>>>>

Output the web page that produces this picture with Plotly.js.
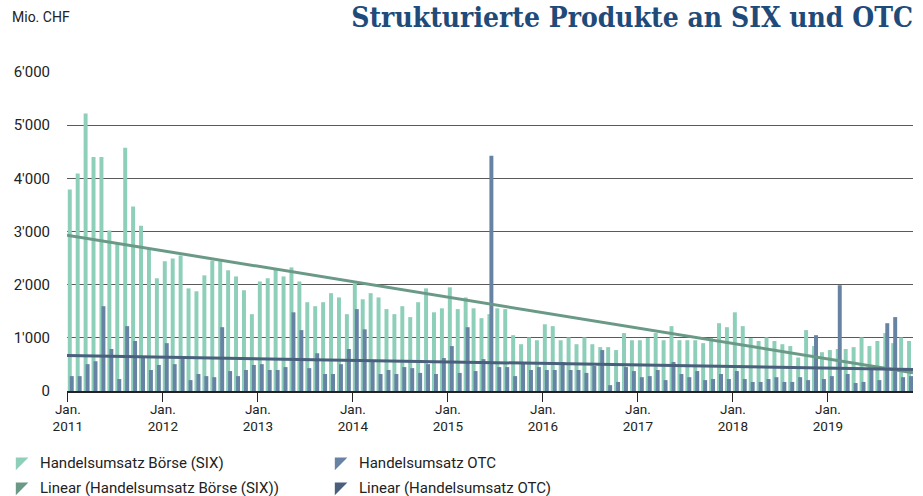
<!DOCTYPE html>
<html>
<head>
<meta charset="utf-8">
<script src="https://cdn.plot.ly/plotly-3.0.1.min.js"></script>
<style>html,body{margin:0;padding:0;background:#fff;}#chart{width:923px;height:496px;}</style>
</head>
<body>
<div id="chart"></div>
<script>
// Monthly values, Jan 2011 – Nov 2019 (Mio. CHF)
const startYear = 2011;
const six = [
  3790,4090,5220,4400,4400,3020,2770,4575,3470,3110,2675,2120,
  2440,2490,2550,1930,1875,2175,2455,2440,2270,2155,1895,1445,
  2060,2120,2290,2155,2325,2060,1670,1595,1670,1840,1760,1445,
  2025,1725,1840,1760,1540,1445,1595,1390,1670,1930,1480,1555,
  1950,1540,1760,1555,1370,1445,1555,1540,1050,880,1010,955,
  1255,1220,955,1010,880,1010,880,825,825,770,1090,955,
  955,995,1090,955,1220,955,955,955,900,995,1275,1200,
  1480,1220,995,940,1010,940,880,845,630,1145,845,730,
  770,790,790,825,1010,845,940,1090,900,1010,940
];
const otc = [
  280,280,505,560,1595,790,225,1220,940,655,395,490,
  900,505,655,205,320,280,260,1200,375,280,395,490,
  505,395,395,450,1480,1145,430,710,320,320,505,790,
  1540,1160,560,320,395,320,450,430,340,505,320,620,
  845,340,1200,375,600,4425,450,450,280,545,395,450,
  395,395,545,395,395,340,470,770,110,170,450,375,
  260,280,395,205,545,320,260,375,205,225,320,225,
  375,225,170,170,225,260,170,170,260,205,1050,225,
  280,1990,320,150,170,395,205,1275,1390,260,280
];
const years = [2011,2012,2013,2014,2015,2016,2017,2018,2019];
const names = ['Handelsumsatz Börse (SIX)','Handelsumsatz OTC','Linear (Handelsumsatz Börse (SIX))','Linear (Handelsumsatz OTC)'];

const colSix = '#8dcfb8', colOtc = '#6783a4', colSixT = '#6a9a87', colOtcT = '#4a5f7c';

const idx = six.map((_, i) => i);
const xRange = [-0.1, idx.length - 1 + 0.75];

function linfit(ys, shift) {
  const n = ys.length;
  let sx = 0, sy = 0, sxx = 0, sxy = 0;
  ys.forEach((y, i) => { const x = i + shift; sx += x; sy += y; sxx += x * x; sxy += x * y; });
  const b = (n * sxy - sx * sy) / (n * sxx - sx * sx);
  const a = (sy - b * sx) / n;
  return x => a + b * x;
}
const fSix = linfit(six, 0.375), fOtc = linfit(otc, 0.375);

const tickvals = years.map((y) => (y - startYear) * 12);
const ticktext = years.map(y => 'Jan.<br>' + y);

const traces = [
  {type:'bar', x: idx, y: six, width: 0.5, offset: 0, marker:{color: colSix}, showlegend:false, hoverinfo:'y'},
  {type:'bar', x: idx, y: otc, width: 0.5, offset: 0.25, marker:{color: colOtc}, showlegend:false, hoverinfo:'y'},
  {type:'scatter', mode:'lines', x: xRange, y: xRange.map(fSix), line:{color: colSixT, width: 3}, showlegend:false},
  {type:'scatter', mode:'lines', x: xRange, y: xRange.map(fOtc), line:{color: colOtcT, width: 3}, showlegend:false},
  // legend entries (row 1 -> legend, row 2 -> legend2)
  {type:'scatter', mode:'markers', x:[null], y:[null], name: names[0], legend:'legend', marker:{symbol:'triangle-nw', size:14, color: colSix}},
  {type:'scatter', mode:'markers', x:[null], y:[null], name: names[1], legend:'legend', marker:{symbol:'triangle-nw', size:14, color: colOtc}},
  {type:'scatter', mode:'markers', x:[null], y:[null], name: names[2], legend:'legend2', marker:{symbol:'triangle-nw', size:14, color: colSixT}},
  {type:'scatter', mode:'markers', x:[null], y:[null], name: names[3], legend:'legend2', marker:{symbol:'triangle-nw', size:14, color: colOtcT}}
];

const legendBase = {
  orientation: 'h', xref: 'container', yref: 'container', x: -10/923, xanchor: 'left', yanchor: 'middle',
  entrywidth: 274, entrywidthmode: 'pixels', bgcolor: 'rgba(0,0,0,0)',
  font: {size: 15, color: '#222'}, itemclick: false, traceorder: 'normal'
};

const layout = {
  width: 923, height: 496,
  margin: {l: 67, r: 10, t: 72, b: 105, autoexpand: false},
  paper_bgcolor: '#fff', plot_bgcolor: '#fff',
  separators: ".'",
  barmode: 'overlay',
  font: {family: 'Roboto, "Liberation Sans", sans-serif', color: '#222'},
  title: {
    text: 'Strukturierte Produkte an SIX und OTC',
    font: {family: '"DejaVu Serif Condensed", "DejaVu Serif", serif', size: 28, color: '#1f4b7a', weight: 'bold'},
    xref: 'paper', x: 1, xanchor: 'right',
    yref: 'container', y: 1 - 17/496, yanchor: 'middle'
  },
  annotations: [
    {text: 'Mio. CHF', xref: 'paper', yref: 'paper', x: -57/846, y: 1 + (72-17)/319, xanchor: 'left', yanchor: 'middle',
     showarrow: false, font: {size: 14, color: '#222'}}
  ],
  xaxis: {
    range: xRange, tickvals: tickvals, ticktext: ticktext,
    ticks: 'outside', ticklen: 9, tickcolor: '#222', tickwidth: 1,
    showline: true, linecolor: '#222', linewidth: 1.5,
    showgrid: false, zeroline: false, automargin: false,
    ticklabelstandoff: -4,
    tickfont: {size: 13.5, color: '#222'}
  },
  yaxis: {
    range: [0, 6000], dtick: 1000, tickformat: ',d',
    showgrid: true, gridcolor: '#5a5a5a', gridwidth: 1,
    zeroline: false, showline: false, automargin: false,
    ticks: 'outside', ticklen: 13, tickcolor: 'rgba(0,0,0,0)',
    tickfont: {size: 15, color: '#222'}
  },
  legend: Object.assign({}, legendBase, {y: 1 - 462/496}),
  legend2: Object.assign({}, legendBase, {y: 1 - 487/496}),
  showlegend: true
};

Plotly.newPlot('chart', traces, layout, {staticPlot: true});
</script>
</body>
</html>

<<<<

**WHAT IS EXPECTED**
Repeat the listing above up to and including the line with "const ticktext = years.map(y", starting from its first line. Drop any pictures.

**SOLVED EXERCISE**
Output the web page that produces this picture with Plotly.js.
<!DOCTYPE html>
<html>
<head>
<meta charset="utf-8">
<script src="https://cdn.plot.ly/plotly-3.0.1.min.js"></script>
<style>html,body{margin:0;padding:0;background:#fff;}#chart{width:923px;height:496px;}</style>
</head>
<body>
<div id="chart"></div>
<script>
// Monthly values, Jan 2011 – Nov 2019 (Mio. CHF)
const startYear = 2011;
const six = [
  3790,4090,5220,4400,4400,3020,2770,4575,3470,3110,2675,2120,
  2440,2490,2550,1930,1875,2175,2455,2440,2270,2155,1895,1445,
  2060,2120,2290,2155,2325,2060,1670,1595,1670,1840,1760,1445,
  2025,1725,1840,1760,1540,1445,1595,1390,1670,1930,1480,1555,
  1950,1540,1760,1555,1370,1445,1555,1540,1050,880,1010,955,
  1255,1220,955,1010,880,1010,880,825,825,770,1090,955,
  955,995,1090,955,1220,955,955,955,900,995,1275,1200,
  1480,1220,995,940,1010,940,880,845,630,1145,845,730,
  770,790,790,825,1010,845,940,1090,900,1010,940
];
const otc = [
  280,280,505,560,1595,790,225,1220,940,655,395,490,
  900,505,655,205,320,280,260,1200,375,280,395,490,
  505,395,395,450,1480,1145,430,710,320,320,505,790,
  1540,1160,560,320,395,320,450,430,340,505,320,620,
  845,340,1200,375,600,4425,450,450,280,545,395,450,
  395,395,545,395,395,340,470,770,110,170,450,375,
  260,280,395,205,545,320,260,375,205,225,320,225,
  375,225,170,170,225,260,170,170,260,205,1050,225,
  280,1990,320,150,170,395,205,1275,1390,260,280
];
const years = [2011,2012,2013,2014,2015,2016,2017,2018,2019];
const names = ['Handelsumsatz Börse (SIX)','Handelsumsatz OTC','Linear (Handelsumsatz Börse (SIX))','Linear (Handelsumsatz OTC)'];

const colSix = '#8dcfb8', colOtc = '#6783a4', colSixT = '#6a9a87', colOtcT = '#4a5f7c';

const idx = six.map((_, i) => i);
const xRange = [-0.1, idx.length - 1 + 0.75];

function linfit(ys, shift) {
  const n = ys.length;
  let sx = 0, sy = 0, sxx = 0, sxy = 0;
  ys.forEach((y, i) => { const x = i + shift; sx += x; sy += y; sxx += x * x; sxy += x * y; });
  const b = (n * sxy - sx * sy) / (n * sxx - sx * sx);
  const a = (sy - b * sx) / n;
  return x => a + b * x;
}
const fSix = linfit(six, 0.375), fOtc = linfit(otc, 0.375);

const tickvals = years.map((y) => (y - startYear) * 12);
const ticktext = years.map(y => 'Jan.<br>' + y);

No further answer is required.